1974’s “Phases and Stages”

It remains the best album Nelson has ever recorded and perhaps the best concept album ever recorded by anyone. Each of these sides has its own emotional arc, with the woman’s renewal away from the husband showing a profound empathy by the artist, complemented on side two by the man’s somewhat bitter acceptance. Though every song advances the narrative, each can stand on its own with Nelson’s best — with the second side’s progression from “Bloody Mary Morning” through “I Still Can’t Believe You’re Gone” and “It’s Not Supposed to Be That Way” particularly powerful, stunning, even devastating in the way Willie phrases his vocal performance. “But be careful what you’re dreamin’,” the estranged husband warns the wife in the last of these. “Soon your dreams will be dreamin’ you.” Has Willie ever written a better couplet? Has anyone?

The freedom that had been granted Nelson to make something this great had great repercussions. Atlantic closed its country division after the album stiffed, and Wexler quit Atlantic in protest.

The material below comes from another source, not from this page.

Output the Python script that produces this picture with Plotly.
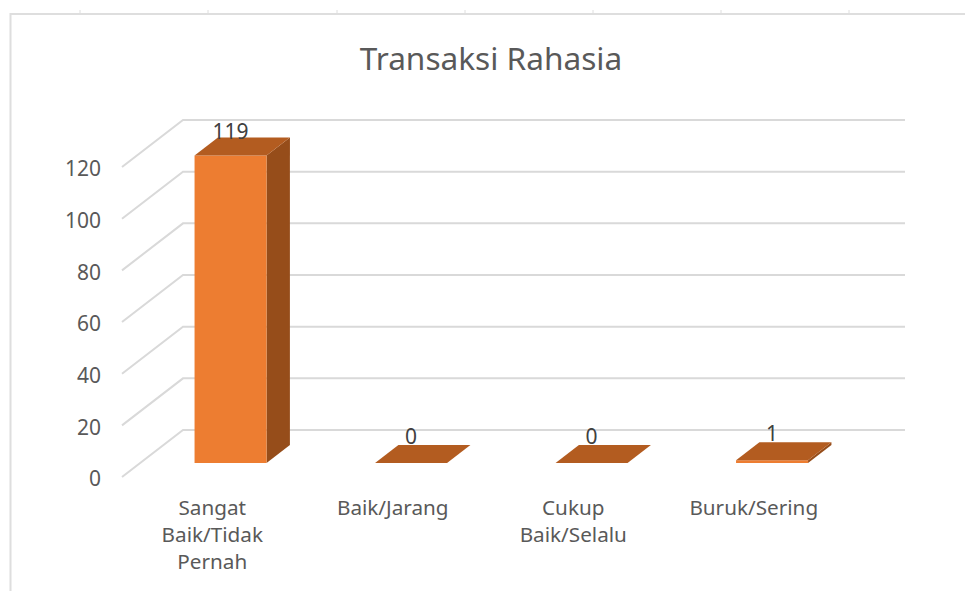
import plotly.graph_objects as go

TITLE = "Transaksi Rahasia"
categories = ["Sangat<br>Baik/Tidak<br>Pernah", "Baik/Jarang", "Cukup<br>Baik/Selalu", "Buruk/Sering"]
values = [119, 0, 0, 1]
value_ticks = [0, 20, 40, 60, 80, 100, 120]

# oblique projection of the 3D look, in axis units
PX_X, PX_Y = 180.5, 2.583          # pixels per category / per value
DEPTH_X, DEPTH_Y = 61 / PX_X, 47 / PX_Y
BAR_W = 72 / PX_X
D0, D1 = 0.30, 0.683
FONT = "Noto Sans"
TEXT = "#595959"
GRID = "#D9D9D9"
FRONT, TOP, SIDE = "#ED7D31", "#B35C20", "#964D1A"


def proj(cat, val, d):
    return cat + d * DEPTH_X, val + d * DEPTH_Y


def poly(points, color):
    xs, ys = zip(*[proj(*p) for p in points])
    return go.Scatter(x=list(xs) + [xs[0]], y=list(ys) + [ys[0]], mode="lines", fill="toself",
                      fillcolor=color, line=dict(width=0), hoverinfo="skip", showlegend=False)


def line(points):
    xs, ys = zip(*[proj(*p) for p in points])
    return go.Scatter(x=xs, y=ys, mode="lines", line=dict(color=GRID, width=2),
                      hoverinfo="skip", showlegend=False)


fig = go.Figure()
for t in value_ticks:
    fig.add_trace(line([(-0.5, t, 0), (-0.5, t, 1), (3.5, t, 1)]))

for i, v in enumerate(values):
    l, r = i - BAR_W / 2, i + BAR_W / 2
    fig.add_trace(poly([(r, 0, D0), (r, 0, D1), (r, v, D1), (r, v, D0)], SIDE))
    fig.add_trace(poly([(l, 0, D0), (r, 0, D0), (r, v, D0), (l, v, D0)], FRONT))
    fig.add_trace(poly([(l, v, D0), (r, v, D0), (r, v, D1), (l, v, D1)], TOP))

lx, ly = [], []
for i, v in enumerate(values):
    x, y = proj(i, v, D0)
    lx.append(x)
    ly.append(y + (22 if v > 100 else 24.5) / PX_Y)
fig.add_trace(go.Scatter(x=lx, y=ly, mode="text", text=[str(v) for v in values],
                         textposition="middle center",
                         textfont=dict(family=FONT, size=21, color="#404040"),
                         hoverinfo="skip", showlegend=False, cliponaxis=False))

W, H = 965, 591
LEFT, BOTTOM_PX = 102, 490
fig.update_layout(
    width=W, height=H, autosize=False,
    margin=dict(l=LEFT, r=0, t=0, b=H - BOTTOM_PX, pad=0),
    paper_bgcolor="white", plot_bgcolor="rgba(0,0,0,0)", showlegend=False,
    title=dict(text=TITLE, x=491 / W, xanchor="center", y=1 - 59 / H, yanchor="middle",
               font=dict(family=FONT, size=31.6, color=TEXT)),
    xaxis=dict(range=[-0.5 + (LEFT - 122) / PX_X, -0.5 + (W - 122) / PX_X],
               tickmode="array", tickvals=list(range(len(categories))), ticktext=categories,
               showgrid=False, zeroline=False, showline=False, ticks="", tickangle=0,
               ticklabelstandoff=3,
               tickfont=dict(family=FONT, size=20.7, color=TEXT)),
    yaxis=dict(range=[(477 - BOTTOM_PX) / PX_Y, 477 / PX_Y],
               tickmode="array", tickvals=value_ticks,
               showgrid=False, zeroline=False, showline=False, ticks="",
               ticklabelshift=2,
               tickfont=dict(family=FONT, size=21, color=TEXT)),
    shapes=[
        dict(type="line", xref="paper", yref="paper", x0=(10.5 - LEFT) / (W - LEFT),
             x1=(10.5 - LEFT) / (W - LEFT), y0=-(H - BOTTOM_PX) / BOTTOM_PX, y1=1 - 13 / BOTTOM_PX,
             line=dict(color="#DEDEDE", width=2)),
        dict(type="line", xref="paper", yref="paper", x0=(10 - LEFT) / (W - LEFT), x1=1,
             y0=1 - 14 / BOTTOM_PX, y1=1 - 14 / BOTTOM_PX, line=dict(color="#DEDEDE", width=2)),
    ] + [
        dict(type="line", xref="paper", yref="paper", x0=(px - LEFT) / (W - LEFT), x1=(px - LEFT) / (W - LEFT),
             y0=1 - 13 / BOTTOM_PX, y1=1 - 10 / BOTTOM_PX, line=dict(color="#DEDEDE", width=1))
        for px in [80, 208, 337, 465, 593, 721, 849]
    ],
)
fig.write_html("out.html", config={"displayModeBar": False},
               post_script="document.body.style.margin='0';document.body.style.overflow='hidden';")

Willie moved to Columbia, where he made his debut with Red Headed Stranger the following year.

Right place, right time, right label? Hard to figure. Columbia succeeded with Willie where Atlantic had failed, at least commercially. Just as Atlantic and Wexler had so recently succeeded with Aretha Franklin — in that same Muscle Shoals studio with those same musicians as Phases and Stages — after Columbia had struggled with her.

As for Red Headed Stranger, this concept album was every bit as daring as its predecessors, and was feared to be as uncommercial by Nelson’s new label, which reportedly thought it was a demo when he brought it to Columbia. But the label had granted Nelson full artistic control, and he fully exercised it.

It remains a signature achievement, its skeletal arrangements highlighting Willie’s guitar, Mickey Raphael’s harmonica (what was he, 12, when they recorded this?) and sister Bobbie Nelson’s piano. It’s as timeless as a classic country waltz and as eternal as a classic murder ballad — the intertwined strains of conceptual ingenuity. And it had its calling card with a hit single, the revival of “Blue Eyes Crying in the Rain,” so spare and pure it sounded like nothing else on the country charts, which it conquered, and then crossed over to establish Willie in the popular mainstream.

With the first chart-topping, multiplatinum album of his veteran career, the image on the cover became his image, and the narrative formed the backbone at the time of his live performance, though most of it has long since been gone from the repertoire (except for the hit and Bobbie Nelson’s “Down Yonder” solo piano spotlight). Though Willie wrote little of the material, his achievement lies in connecting these disparate songs into a coherent narrative, with his “Time of the Preacher” an indelible cohesive. Yet compared with Phases and Stages, Nelson’s artistic achievement here seems a little thin, without nearly as much meat on its bones.

Not that it matters, but if anyone had asked me to rank these albums in order, this would be my ballot:

  1. Phases and Stages, Willie Nelson
  2. Honky Tonk Masquerade, Joe Ely
  3. Red Headed Stranger, Willie Nelson
  4. Joe Ely, Joe Ely

But the voters have cyber-spoken, and if there’s any worth at all to an exercise such as this, it’s turning listeners on to great albums they might not have heard before, or allowing us to revisit music that perhaps we haven’t heard in decades. And forcing some of us who reflect on these matters to think long and hard on what we most value. During the ’70s, in the state of Texas, music experienced a seismic change, one beyond category or conventional demographics. And we’re still experiencing the aftershocks.